It’s Coming: “We Are Seeing a Very Material Slow-down Across the Economy”
Remember back in early 2008 when the Presidential election was in full swing and the majority of financial and political pundits were hailing the booming American economy, record home ownership and never ending growth?
By the end of the year everyone had changed their tune and the United States of America was, as former Treasury Secretary Henry Paulson said, “on the brink” of an unprecedented collapse.
When the stock exchanges turned, credit markets froze up and the U.S. was in the midst of its worst recessionary environment since the Great Depression the oft repeated phrase “nobody saw it coming” was being peddled by the mainstream on every front in an attempt to convince Americans that the crash simply came out of nowhere.

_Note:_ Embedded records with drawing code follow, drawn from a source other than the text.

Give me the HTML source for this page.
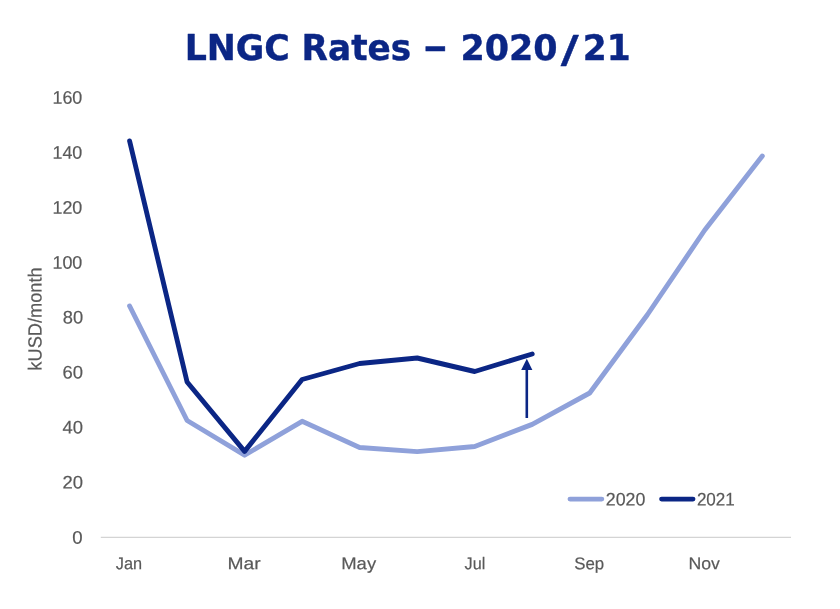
<!DOCTYPE html>
<html lang="en">
<head>
<meta charset="utf-8">
<title>LNGC Rates – 2020/21</title>
<style>
html,body{margin:0;padding:0;background:#fff;}
body{width:840px;height:609px;overflow:hidden;}
svg{display:block;}
.t{font-family:"DejaVu Sans","Liberation Sans",sans-serif;font-weight:bold;fill:#0b2685;stroke:#0b2685;stroke-width:0.4;stroke-linejoin:round;}
.a{font-family:"Liberation Sans","DejaVu Sans",sans-serif;fill:#595959;stroke:#595959;stroke-width:0.2;stroke-linejoin:round;}
</style>
</head>
<body>
<svg width="840" height="609" viewBox="0 0 840 609">
<rect width="840" height="609" fill="#ffffff"/>
<text class="t" xml:space="preserve"><tspan x="184.64" y="59.50" font-size="35.7" textLength="105.22" lengthAdjust="spacingAndGlyphs">LNGC</tspan> <tspan x="301.58" y="59.50" font-size="35.7" textLength="109.66" lengthAdjust="spacingAndGlyphs">Rates</tspan> <tspan x="423.16" y="59.10" font-size="35.7" textLength="24.22" lengthAdjust="spacingAndGlyphs">–</tspan> <tspan x="460.39" y="59.50" font-size="35.7" textLength="97.18" lengthAdjust="spacingAndGlyphs">2020</tspan><tspan x="560.70" y="61.70" font-size="37.9" textLength="17.96" lengthAdjust="spacingAndGlyphs">/</tspan><tspan x="582.73" y="59.50" font-size="35.7" textLength="47.91" lengthAdjust="spacingAndGlyphs">21</tspan></text>
<line x1="100.8" y1="537.35" x2="791" y2="537.35" stroke="#d4d4d4" stroke-width="1.3"/>
<g>
<text class="a" transform="translate(72.14,543.70) rotate(0.05)" font-size="18.3" textLength="10.35" lengthAdjust="spacingAndGlyphs">0</text>
<text class="a" transform="translate(62.62,488.50) rotate(0.05)" font-size="18.3" textLength="20.51" lengthAdjust="spacingAndGlyphs">20</text>
<text class="a" transform="translate(62.62,433.40) rotate(0.05)" font-size="18.3" textLength="20.50" lengthAdjust="spacingAndGlyphs">40</text>
<text class="a" transform="translate(62.62,378.50) rotate(0.05)" font-size="18.3" textLength="20.51" lengthAdjust="spacingAndGlyphs">60</text>
<text class="a" transform="translate(62.75,323.50) rotate(0.05)" font-size="18.3" textLength="20.37" lengthAdjust="spacingAndGlyphs">80</text>
<text class="a" transform="translate(52.45,268.70) rotate(0.05)" font-size="18.3" textLength="29.90" lengthAdjust="spacingAndGlyphs">100</text>
<text class="a" transform="translate(52.45,213.70) rotate(0.05)" font-size="18.3" textLength="29.90" lengthAdjust="spacingAndGlyphs">120</text>
<text class="a" transform="translate(52.45,158.70) rotate(0.05)" font-size="18.3" textLength="29.90" lengthAdjust="spacingAndGlyphs">140</text>
<text class="a" transform="translate(52.45,103.70) rotate(0.05)" font-size="18.3" textLength="29.90" lengthAdjust="spacingAndGlyphs">160</text>
</g>
<g>
<text class="a" transform="translate(115.76,569.30) rotate(0.05)" font-size="17.0" textLength="26.35" lengthAdjust="spacingAndGlyphs">Jan</text>
<text class="a" transform="translate(227.54,569.30) rotate(0.05)" font-size="17.0" textLength="33.18" lengthAdjust="spacingAndGlyphs">Mar</text>
<text class="a" transform="translate(341.20,569.30) rotate(0.05)" font-size="17.0" textLength="34.93" lengthAdjust="spacingAndGlyphs">May</text>
<text class="a" transform="translate(464.56,569.30) rotate(0.05)" font-size="17.0" textLength="20.69" lengthAdjust="spacingAndGlyphs">Jul</text>
<text class="a" transform="translate(574.23,569.30) rotate(0.05)" font-size="17.0" textLength="29.91" lengthAdjust="spacingAndGlyphs">Sep</text>
<text class="a" transform="translate(688.47,569.30) rotate(0.05)" font-size="17.0" textLength="31.44" lengthAdjust="spacingAndGlyphs">Nov</text>
</g>
<text class="a" transform="translate(41.5,319.0) rotate(-89.95)" text-anchor="middle" font-size="19.0" textLength="103.3" lengthAdjust="spacingAndGlyphs">kUSD/month</text>
<polyline fill="none" stroke="#8fa1da" stroke-width="4.9" stroke-linecap="round" stroke-linejoin="round"
 points="129.6,306 187.1,420.5 244.6,455.2 302.1,421.3 359.6,447.5 417.2,451.6 474.7,446.5 532.2,424.4 589.7,393 647.2,315 704.8,230 762.3,156"/>
<polyline fill="none" stroke="#0b2685" stroke-width="4.9" stroke-linecap="round" stroke-linejoin="round"
 points="129.6,141 187.1,382 244.6,451.4 302.1,379.5 359.6,363.5 417.2,358 474.7,371.5 532.2,354"/>
<line x1="526.8" y1="418" x2="526.8" y2="368" stroke="#0b2685" stroke-width="2.6"/>
<polygon points="526.8,358.7 521.2,370 532.4,370" fill="#0b2685"/>
<line x1="570" y1="499.1" x2="601.8" y2="499.1" stroke="#8fa1da" stroke-width="4.9" stroke-linecap="round"/>
<line x1="661.6" y1="499.1" x2="693" y2="499.1" stroke="#0b2685" stroke-width="4.9" stroke-linecap="round"/>
<text class="a" transform="translate(605.85,505.40) rotate(0.05)" font-size="18.3" textLength="39.50" lengthAdjust="spacingAndGlyphs">2020</text>
<text class="a" transform="translate(696.88,505.40) rotate(0.05)" font-size="18.3" textLength="37.98" lengthAdjust="spacingAndGlyphs">2021</text>
</svg>
</body>
</html>
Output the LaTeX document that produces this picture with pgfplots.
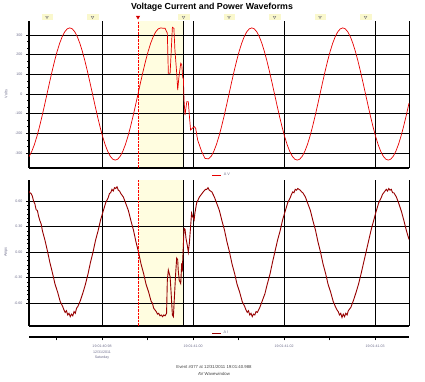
\documentclass[border=0pt]{standalone}
\usepackage{fontspec}
\setmainfont{Liberation Sans}
\usepackage{pgfplots}
\pgfplotsset{compat=1.18}
\definecolor{vred}{RGB}{230,0,0}
\definecolor{idark}{RGB}{150,0,0}
\definecolor{cursorfill}{RGB}{255,253,224}
\definecolor{lblgray}{RGB}{110,110,140}
\definecolor{mkbg}{RGB}{250,248,205}
\pgfplotsset{panel/.style={
  scale only axis, width=380pt, xmin=-431.2, xmax=1072,
  axis x line*=bottom, axis y line*=left,
  xtick={-142.4,178,217.6,577.6,937.6,1072}, xticklabels={},
  xmajorgrids, ymajorgrids,
  major x tick style={draw=none},
  grid style={black, line width=0.9pt},
  axis line style={black, line width=1.2pt},
  tick style={black, line width=0.6pt},
  tick align=outside, major tick length=3pt, minor tick length=2pt,
  y tick label style={font=\fontsize{3.6}{4}\selectfont, text=lblgray},
  set layers,
  legend style={draw=none, fill=none, font=\fontsize{3.8}{4}\selectfont, text=lblgray, inner sep=0pt, anchor=north},
  legend image code/.code={\draw[#1] (0pt,0pt) -- (9pt,0pt);},
}}
\begin{document}
\begin{tikzpicture}
% ---------- Voltage panel ----------
\begin{axis}[panel, at={(29pt,214pt)}, anchor=south west, height=147pt,
  ymin=-376, ymax=371, ytick={-300,-200,-100,0,100,200,300},
  yticklabels={-300,-200,-100,0,100,200,300}, minor y tick num=2,
  clip=false, legend style={at={(0.508,-0.02)}}]
\addplot[fill=cursorfill, draw=none, forget plot, on layer=axis background] coordinates {(0,-376) (178,-376) (178,371) (0,371)} -- cycle;
\addplot[vred, line width=0.7pt] coordinates {
(-431.2,-318) (-430,-315.7) (-420,-291) (-410,-257.4) (-400,-216) (-390,-168) (-380,-114.9) (-370,-58.3) (-360,0) (-350,58.3) (-340,114.9) (-330,168) (-320,216) (-310,257.4) (-300,291) (-290,315.7) (-280,330.9) (-270,336) (-260,330.9) (-250,315.7) (-240,291) (-230,257.4) (-220,216) (-210,168) (-200,114.9) (-190,58.3) (-180,0) (-170,-58.3) (-160,-114.9) (-150,-168) (-140,-216) (-130,-257.4) (-120,-291) (-110,-315.7) (-100,-330.9) (-90,-336) (-80,-330.9) (-70,-315.7) (-60,-291) (-50,-257.4) (-40,-216) (-30,-168) (-20,-114.9) (-10,-58.3) (0,0) (10,58.3) (20,114.9) (30,168) (40,216) (50,257.4) (60,291) (70,315.7) (80,330.9) (90,336)
(100,334) (107,334) (116,309) (120,105) (127,105) (131,208) (136,339) (142,334) (146,224) (153,107) (157,20) (162,88) (169,156) (173,150) (177,81) (179.5,81) (182,-30) (186,-107) (193,-39) (199,-39) (203,-107) (208,-183) (215,-174) (223,-166) (228,-174) (236,-234) (252,-293) (265,-327) (278,-330) (290,-315.7)
(300,-291) (310,-257.4) (320,-216) (330,-168) (340,-114.9) (350,-58.3) (360,0) (370,58.3) (380,114.9) (390,168) (400,216) (410,257.4) (420,291) (430,315.7) (440,330.9) (450,336) (460,330.9) (470,315.7) (480,291) (490,257.4) (500,216) (510,168) (520,114.9) (530,58.3) (540,0) (550,-58.3) (560,-114.9) (570,-168) (580,-216) (590,-257.4) (600,-291) (610,-315.7) (620,-330.9) (630,-336) (640,-330.9) (650,-315.7) (660,-291) (670,-257.4) (680,-216) (690,-168) (700,-114.9) (710,-58.3) (720,0) (730,58.3) (740,114.9) (750,168) (760,216) (770,257.4) (780,291) (790,315.7) (800,330.9) (810,336) (820,330.9) (830,315.7) (840,291) (850,257.4) (860,216) (870,168) (880,114.9) (890,58.3) (900,0) (910,-58.3) (920,-114.9) (930,-168) (940,-216) (950,-257.4) (960,-291) (970,-315.7) (980,-330.9) (990,-336) (1000,-330.9) (1010,-315.7) (1020,-291) (1030,-257.4) (1040,-216) (1050,-168) (1060,-114.9) (1070,-58.3) (1072,-46.8)};
\addlegendentry{A V}
\draw[red, line width=0.9pt, dash pattern=on 2.5pt off 1pt] (axis cs:0,-376) -- (axis cs:0,371);
\addplot[mkbg, only marks, mark=square*, mark size=2.6pt, mark options={xscale=2, fill=mkbg, draw=mkbg}, forget plot] coordinates {(-360,391) (-180,391) (180,391) (360,391) (540,391) (720,391) (900,391)};
\addplot[gray, only marks, mark=triangle, mark size=1.6pt, mark options={rotate=180, draw=gray, line width=0.4pt}, forget plot] coordinates {(-360,391) (-180,391) (180,391) (360,391) (540,391) (720,391) (900,391)};
\addplot[red, only marks, mark=triangle*, mark size=2pt, mark options={rotate=180, fill=idark, draw=red}, forget plot] coordinates {(0,391)};
\end{axis}
% ---------- Current panel ----------
\begin{axis}[panel, at={(29pt,56pt)}, anchor=south west, height=146pt,
  ymin=-0.87, ymax=0.85, ytick={-0.6,-0.3,0,0.3,0.6},
  yticklabels={-0.60,-0.30,0.00,0.30,0.60}, minor y tick num=5,
  legend style={at={(0.505,-0.02)}}]
\addplot[fill=cursorfill, draw=none, forget plot, on layer=axis background] coordinates {(0,-0.87) (178,-0.87) (178,0.85) (0,0.85)} -- cycle;
\addplot[idark, line width=0.9pt] coordinates {
(-431.2,0.72) (-428,0.70) (-423,0.69) (-418,0.66) (-413,0.60) (-408,0.57) (-403,0.50) (-398,0.49) (-393,0.42) (-388,0.37) (-383,0.33) (-378,0.25) (-368,0.14) (-358,0.01) (-348,-0.13) (-338,-0.25) (-328,-0.38) (-318,-0.47) (-308,-0.58) (-298,-0.64) (-293,-0.68) (-288,-0.71) (-283,-0.69) (-278,-0.74) (-273,-0.72) (-268,-0.76) (-263,-0.73) (-258,-0.75) (-253,-0.70) (-248,-0.72) (-243,-0.66) (-238,-0.64) (-228,-0.57) (-218,-0.48) (-208,-0.38) (-198,-0.26) (-188,-0.12) (-178,0.00) (-168,0.14) (-158,0.25) (-148,0.38) (-138,0.48) (-128,0.58) (-118,0.64) (-113,0.69) (-108,0.70) (-103,0.74) (-98,0.72) (-93,0.76) (-88,0.75) (-83,0.77) (-78,0.73) (-73,0.72) (-68,0.69) (-58,0.65) (-48,0.57) (-38,0.49) (-28,0.37) (-18,0.26) (-8,0.12) (2,0.00) (12,-0.14) (22,-0.25) (32,-0.38) (42,-0.47) (52,-0.58) (57,-0.60) (62,-0.66) (67,-0.68) (72,-0.70) (77,-0.73) (82,-0.72) (87,-0.75) (92,-0.74) (97,-0.76) (102,-0.74) (107,-0.75) (113,-0.72)
(116,-0.33) (120,-0.21) (127,-0.29) (131,-0.48) (136,-0.74) (140,-0.76) (144,-0.53) (149,-0.25) (153,-0.07) (157,-0.09) (159,-0.21) (163,-0.33) (169,-0.37) (173,-0.13) (175,-0.23) (179,0.05) (182,0.28) (186,0.27) (190,0.16) (195,0.08) (199,0.00) (203,0.10) (208,0.30) (212,0.46) (216,0.42) (222,0.38) (225,0.46) (232,0.58) (243,0.65) (258,0.71)
(267,0.74) (272,0.74) (277,0.76) (282,0.73) (292,0.71) (302,0.65) (312,0.57) (322,0.49) (332,0.37) (342,0.26) (352,0.12) (362,0.00) (372,-0.14) (382,-0.25) (392,-0.38) (402,-0.47) (412,-0.58) (422,-0.64) (427,-0.68) (432,-0.71) (437,-0.69) (442,-0.74) (447,-0.72) (452,-0.76) (457,-0.73) (462,-0.74) (467,-0.70) (472,-0.71) (482,-0.65) (492,-0.57) (502,-0.49) (512,-0.37) (522,-0.26) (532,-0.12) (542,0.01) (552,0.14) (562,0.25) (572,0.38) (582,0.48) (592,0.58) (602,0.64) (607,0.68) (612,0.71) (617,0.70) (622,0.74) (627,0.73) (632,0.75) (637,0.74) (642,0.73) (647,0.71) (652,0.70) (662,0.65) (672,0.57) (682,0.49) (692,0.37) (702,0.26) (712,0.12) (722,0.00) (732,-0.14) (742,-0.25) (752,-0.38) (762,-0.47) (772,-0.58) (782,-0.65) (787,-0.68) (792,-0.70) (797,-0.74) (802,-0.72) (807,-0.77) (812,-0.73) (817,-0.76) (822,-0.72) (827,-0.74) (832,-0.69) (842,-0.65) (852,-0.57) (862,-0.48) (872,-0.38) (882,-0.26) (892,-0.13) (902,0.00) (912,0.13) (922,0.26) (932,0.37) (942,0.48) (952,0.58) (962,0.64) (967,0.68) (972,0.70) (977,0.72) (982,0.74) (987,0.72) (992,0.75) (997,0.73) (1002,0.74) (1007,0.70) (1012,0.70) (1022,0.65) (1032,0.57) (1042,0.48) (1052,0.37) (1062,0.25) (1072,0.15)};
\addlegendentry{A I}
\draw[red, line width=0.9pt, dash pattern=on 2.5pt off 1pt] (axis cs:0,-0.87) -- (axis cs:0,0.85);
\end{axis}
% ---------- Time axis ----------
\begin{axis}[scale only axis, width=380pt, height=1pt, at={(29pt,45pt)}, anchor=south west,
  xmin=-431.2, xmax=1072, ymin=0, ymax=1,
  axis x line*=bottom, hide y axis,
  axis line style={black, line width=1.2pt},
  xtick={-142.4,217.6,577.6,937.6}, minor xtick={-322.4,37.6,397.6,757.6},
  xticklabels={{19:01:40.98\\12/31/2011\\Saturday},{19:01:41.00},{19:01:41.02},{19:01:41.03}},
  tick align=outside, major tick length=3.5pt, minor tick length=3.5pt,
  tick style={black, line width=0.9pt},
  x tick label style={font=\fontsize{3.6}{5.6}\selectfont, text=lblgray, align=center, anchor=north, yshift=-1pt}]
\addplot[draw=none, forget plot] coordinates {(0,0)};
\end{axis}
% ---------- Texts ----------
\node[font=\bfseries\fontsize{8.8}{10}\selectfont] at (212pt,374.5pt) {Voltage Current and Power Waveforms};
\node[rotate=90, font=\fontsize{3.8}{4}\selectfont, text=lblgray] at (6pt,288pt) {Volts};
\node[rotate=90, font=\fontsize{3.8}{4}\selectfont, text=lblgray] at (6pt,130pt) {Amps};
\node[font=\fontsize{4.3}{5}\selectfont, text=black!75] at (214pt,15pt) {Event \#377 at 12/31/2011 19:01:40.988};
\node[font=\fontsize{4.3}{5}\selectfont, text=black!75] at (214pt,8.5pt) {AV Wavewindow};
\path (0,0) rectangle (425pt,382pt);
\end{tikzpicture}
\end{document}
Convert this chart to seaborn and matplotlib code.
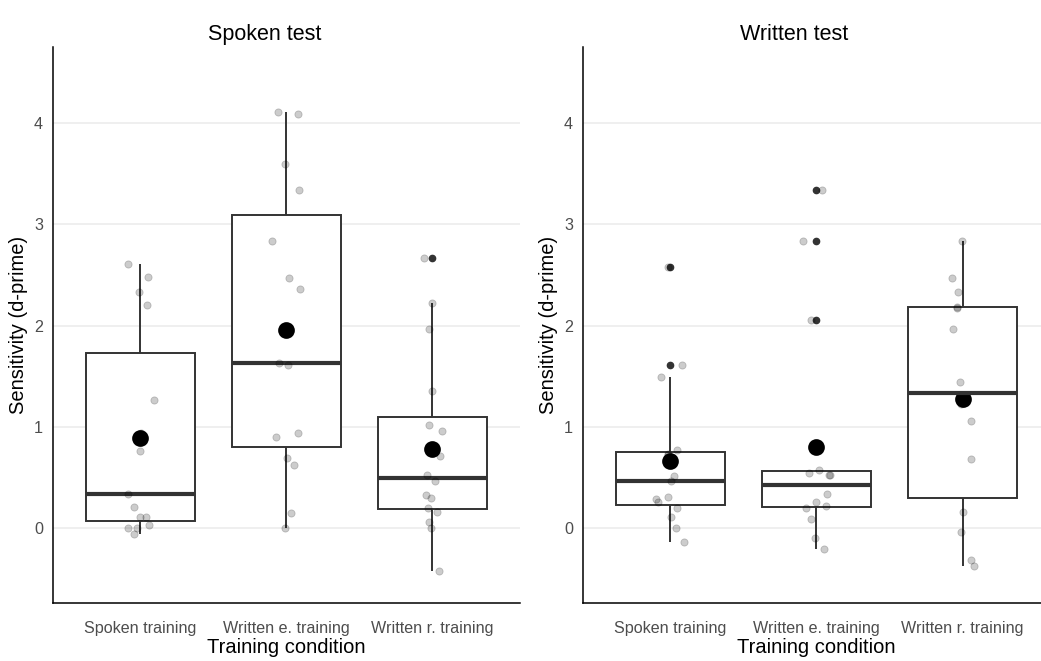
# Sensitivity (d-prime) per training condition, spoken vs written test
import numpy as np
import pandas as pd
import matplotlib
matplotlib.use("Agg")
import matplotlib.pyplot as plt
import seaborn as sns

conditions = ["Spoken training", "Written e. training", "Written r. training"]
tests = ["Spoken test", "Written test"]

# d-prime values, one list per test and condition
spoken_test_spoken = [2.609, 2.474, 2.332, 2.200, 1.262, 0.942, 0.758, 0.339,
                      0.211, 0.109, 0.109, 0.030, 0.0, 0.0, -0.059]
spoken_test_written_e = [4.091, 4.111, 3.594, 3.337, 2.836, 2.467, 2.365, 1.634,
                         1.607, 0.935, 0.899, 0.698, 0.626, 0.155, 0.0]
spoken_test_written_r = [2.665, 2.220, 1.966, 1.350, 1.018, 0.962, 0.711, 0.524,
                         0.468, 0.333, 0.303, 0.198, 0.161, 0.059, 0.0, -0.422]

written_test_spoken = [2.579, 1.607, 1.489, 0.774, 0.731, 0.718, 0.514, 0.468,
                       0.310, 0.287, 0.257, 0.201, 0.112, 0.0, -0.138]
written_test_written_e = [3.337, 2.829, 2.059, 0.573, 0.550, 0.524, 0.524, 0.339,
                          0.257, 0.224, 0.204, 0.096, -0.099, -0.204]
written_test_written_r = [2.836, 2.467, 2.332, 2.174, 2.180, 1.966, 1.439, 1.222,
                          1.057, 0.685, 0.165, -0.040, -0.313, -0.372]

y_ticks = [0, 1, 2, 3, 4]

# build a long table
rows = []
values_by_test = {
    "Spoken test": [spoken_test_spoken, spoken_test_written_e, spoken_test_written_r],
    "Written test": [written_test_spoken, written_test_written_e, written_test_written_r],
}
for test in tests:
    for cond, vals in zip(conditions, values_by_test[test]):
        for v in vals:
            rows.append({"test": test, "condition": cond, "dprime": v})
df = pd.DataFrame(rows)

sns.set_theme(style="white")
plt.rcParams["font.family"] = ["Liberation Sans", "DejaVu Sans"]

np.random.seed(7)
fig = plt.figure(figsize=(10.41, 6.61), dpi=100)
positions = [[0.0506, 0.0873, 0.449, 0.842], [0.5598, 0.0873, 0.449, 0.842]]

for test, pos in zip(tests, positions):
    ax = fig.add_axes(pos)
    sub = df[df["test"] == test]
    ax.set_axisbelow(True)
    ax.yaxis.grid(True, color="#ebebeb", linewidth=1.1)
    sns.boxplot(data=sub, x="condition", y="dprime", order=conditions, ax=ax,
                width=0.75, color="white", linecolor="#333333", linewidth=1.4,
                showcaps=False, whis=1.5,
                medianprops={"linewidth": 3, "color": "#333333"},
                flierprops={"marker": "o", "markerfacecolor": "#333333",
                            "markeredgecolor": "#333333", "markersize": 4.5})
    sns.stripplot(data=sub, x="condition", y="dprime", order=conditions, ax=ax,
                  color="black", alpha=0.2, size=5.2, jitter=0.1,
                  linewidth=0.6, edgecolor="black")
    sns.pointplot(data=sub, x="condition", y="dprime", order=conditions, ax=ax,
                  estimator="mean", errorbar=None, linestyle="none",
                  color="black", markers="o", markersize=10)

    ax.set_xlim(-0.6, 2.6)
    ax.set_ylim(-0.74, 4.75)
    ax.set_yticks(y_ticks)
    ax.set_title(test, fontsize=15.5, pad=5, x=0.453, color="black")
    ax.set_xlabel("Training condition", fontsize=14.5, labelpad=1, color="black")
    ax.set_ylabel("Sensitivity (d-prime)", fontsize=14.5, labelpad=4, color="black")
    ax.tick_params(axis="both", length=0, labelsize=11.6, colors="#4d4d4d")
    ax.tick_params(axis="x", pad=13)
    ax.tick_params(axis="y", pad=7)
    for s in ["top", "right"]:
        ax.spines[s].set_visible(False)
    for s in ["left", "bottom"]:
        ax.spines[s].set_color("black")
        ax.spines[s].set_linewidth(1.1)

fig.savefig("out.png", dpi=100)
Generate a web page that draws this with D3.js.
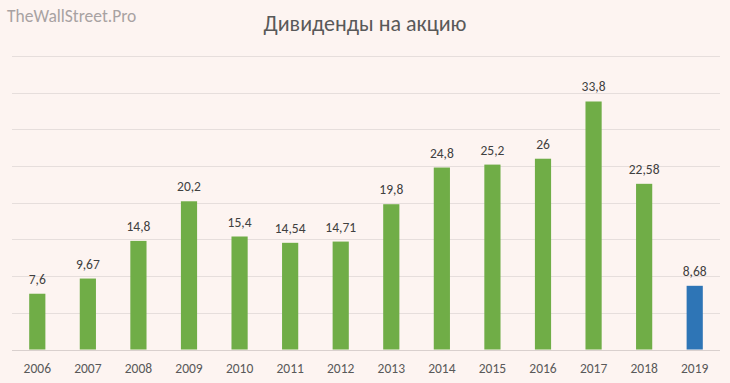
<!DOCTYPE html>
<html><head><meta charset="utf-8">
<script src="https://cdn.jsdelivr.net/npm/d3@7"></script>
<style>
html,body{margin:0;padding:0;background:#fdf4f1;}
svg{display:block;font-family:Calibri,Carlito,Lato,"Open Sans",sans-serif;}
</style></head>
<body>
<svg id="chart" width="730" height="383"></svg>
<script>
const years = ["2006","2007","2008","2009","2010","2011","2012","2013","2014","2015","2016","2017","2018","2019"];
const values = [7.6, 9.67, 14.8, 20.2, 15.4, 14.54, 14.71, 19.8, 24.8, 25.2, 26, 33.8, 22.58, 8.68];
const labels = ["7,6","9,67","14,8","20,2","15,4","14,54","14,71","19,8","24,8","25,2","26","33,8","22,58","8,68"];
const gridTicks = [0,5,10,15,20,25,30,35,40];

const svg = d3.select("#chart");
const W = 730, H = 383;
const m = {left:12, right:10, top:56, bottom:33.5};

svg.append("rect").attr("width",W).attr("height",H).attr("fill","#fdf4f1");

const x = d3.scaleBand().domain(years).range([m.left, W-m.right]).paddingInner(0.68).paddingOuter(0.34);
const y = d3.scaleLinear().domain([0,40]).range([H-m.bottom, m.top]);

svg.append("g").selectAll("line").data(gridTicks).join("line")
  .attr("x1", m.left).attr("x2", W-m.right)
  .attr("y1", d=>Math.round(y(d))+0.5).attr("y2", d=>Math.round(y(d))+0.5)
  .attr("stroke", d=> d===0 ? "#d9d0ce" : "#e6dedc").attr("stroke-width",1);

svg.append("g").selectAll("rect").data(years).join("rect")
  .attr("x", d=>x(d)).attr("width", x.bandwidth())
  .attr("y", (d,i)=>y(values[i])).attr("height",(d,i)=>y(0)-y(values[i]))
  .attr("fill",(d,i)=> i===years.length-1 ? "#2e75b6" : "#70ad47");

svg.append("g").selectAll("text").data(years).join("text")
  .attr("x", d=>x(d)+x.bandwidth()/2).attr("y",(d,i)=>y(values[i])-10)
  .attr("text-anchor","middle").attr("font-size",13.5).attr("fill","#404040")
  .text((d,i)=>labels[i]);

const xAxis = d3.axisBottom(x).tickSize(0).tickPadding(0);
const gx = svg.append("g").attr("transform",`translate(0,${H-m.bottom})`).call(xAxis);
gx.select(".domain").remove();
gx.selectAll("text").attr("font-size",13.5).attr("fill","#595959")
  .attr("font-family","Calibri,Carlito,Lato,'Open Sans',sans-serif")
  .attr("dy",null).attr("y",23.5);

svg.append("text").attr("x",W/2).attr("y",31).attr("text-anchor","middle")
  .attr("font-size",22).attr("fill","#595959").text("Дивиденды на акцию");

svg.append("text").attr("x",7).attr("y",22).attr("font-size",17.5)
  .attr("fill","#a8a2a2").text("TheWallStreet.Pro");
</script>
</body></html>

The following analysis from The Market Ticker is a blaring alarm.
This time no one can say we didn’t see it coming.
An interesting paradigm shift is happening here.
I monitor lead times and vendor fill requirements on a fairly regular basis, including from some big e-Commerce folks.
In the last couple of months I’ve noted a rather dramatic shortening of inventory lead times from them — that is, expectation that if you are a vendor you will be able to ship product to them much faster than before.
Some of these shortenings are really dramatic — 50% or more. Amazon, in particular, is getting extremely aggressive in this regard.
This implies that the inventory drawdown we saw in 1Q GDP revisions is going to continue.
I believe we are seeing a very material slow-down across the economy in final demand.
Last week’s consumer income and spending report strongly suggested this to be the case, and the big retailers, including online retailers like Amazon, are highly attuned to this dynamic and have the data before the government does (since they’re the ones who collect it!)
If they’re making changes like this it is in response to market conditions; they do not want to get stuck with inventory they cannot move, whether their suppliers get paid up front or only on sale or not. Reality is that product that sits is expensive to warehouse and manage while generating zero revenue; that is a direct assault on the top line of the business and that’s the worst place to take such a hit.
I don’t think 1Q is an aberration given these changes that I’m seeing across the board with various retailers and supply management. I think it’s economy-wide and in the next quarter or two we’re going to see it show up in bright lights to caterwauls of but nobody saw it coming!
Source: Karl Denninger, Market Ticker
Essentially, what’s happening here is that business owners don’t want to risk ordering too much inventory all at once like they might do in a healthy economy. This can only be a direct result, as Denninger notes, of market conditions and fear of getting stuck holding inventory they can’t sell.
As was noted last month, the American consumer is strapped and their incomes can no longer support the consumption necessary to keep the economy growing. The latest inventory draw-down confirms this effect, as does the fact that major household retail brands are being absolutely pummeled according to their latest earnings reports.
The government has officially revised the first quarter economic growth numbers (GDP), confirming that the economy shrunk between January and March of this year. By mid summer we should receive confirmation of a second quarter of negative growth, officially taking the U.S. back into recession.
The wind is about to be taken out of the sails of this economy. It should become apparent to all those towing the recovery line in coming months, though they will likely tell us that no one could have known this was going to happen.
We’ve been warned.
By the end of this year it should be crystal clear.